The couple approached the deputies who were supervising the inmates to ask for help. The prisoners immediately offered assistance, and as stated by Pasco County Sheriff Chris Nocco, as the deputies were present, they gave the inmates permission to break into the vehicle. The deputies asked the inmates whether they could break into the car and they confirmed they could.

Toddler was calm during the rescue

Dallas was quiet and patient throughout her ordeal, locked in the car alone.

It took a few minutes to work on the lock with the wire clothes hanger. As noted by the Huffington Post, video footage was captured by the mother of the whole ordeal, showing a number of inmates in striped uniforms working on the car with the coat hanger, as Dallas looks back at them calmly from her seat inside. When one of the inmates opens the door, the car alarm can be heard, causing Dallas to cry.

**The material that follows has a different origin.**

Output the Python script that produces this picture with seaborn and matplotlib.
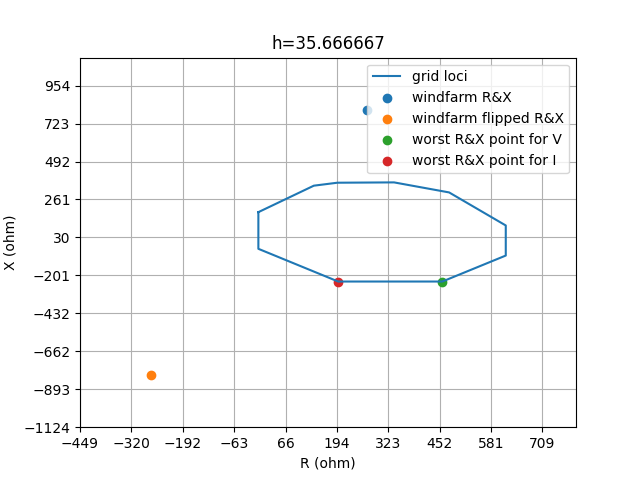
import matplotlib
matplotlib.use("Agg")
import matplotlib.pyplot as plt
import seaborn as sns
import pandas as pd

# grid loci polygon (R, X)
loci_R = [-2, -2, 198, 459, 618, 618, 476, 338, 196, 137, -2]
loci_X = [184, -39, -238, -238, -80, 103, 304, 365, 363, 345, 184]

windfarm_R = [270]
windfarm_X = [807]
flipped_R = [-270]
flipped_X = [-807]
worstV_R = [459]
worstV_X = [-238]
worstI_R = [198]
worstI_X = [-238]

xticks = [-449, -320, -192, -63, 66, 194, 323, 452, 581, 709]
yticks = [-1124, -893, -662, -432, -201, 30, 261, 492, 723, 954]

fig, ax = plt.subplots(figsize=(6.4, 4.8), dpi=100)
cols = sns.color_palette("tab10")

loci = pd.DataFrame({"R": loci_R, "X": loci_X})
sns.lineplot(data=loci, x="R", y="X", sort=False, estimator=None, ax=ax,
             color=cols[0], label="grid loci")
series = [
    (windfarm_R, windfarm_X, cols[0], "windfarm R&X"),
    (flipped_R, flipped_X, cols[1], "windfarm flipped R&X"),
    (worstV_R, worstV_X, cols[2], "worst R&X point for V"),
    (worstI_R, worstI_X, cols[3], "worst R&X point for I"),
]
for r, x, c, lab in series:
    sns.scatterplot(x=r, y=x, ax=ax, color=c, s=36, edgecolor=c,
                    linewidth=1, label=lab)

ax.set_xlim(-449, 794)
ax.set_ylim(-1124, 1124)
ax.set_xticks(xticks)
ax.set_xticklabels([str(v).replace("-", "\u2212") for v in xticks])
ax.set_yticks(yticks)
ax.set_yticklabels([str(v).replace("-", "\u2212") for v in yticks])
ax.grid(True)
ax.set_axisbelow(True)
ax.set_xlabel("R (ohm)")
ax.set_ylabel("X (ohm)")
ax.set_title("h=35.666667")
ax.legend(loc="upper right")

fig.savefig("out.png", dpi=100)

However, the toddler is fine and well after the ordeal. The video footage can be viewed here.

Shadow told ABC Action News how grateful she was to everyone that assisted them during the ordeal, adding that she hopes to find out the inmatesidentities so that she could contribute money to their commissary accounts at the prison.

ABC Action News quotes Sheriff Chris Nocco as saying the situation was unique, letting a prison inmate use his ill-gotten skills to break into a car, but it was for all the right reasons. Nocco said only a small percentage of criminals want to fight the police and attack them. He said many of them, like the individuals in question, know they have made a bad mistake and the wrong choices and now want to do the right things in life.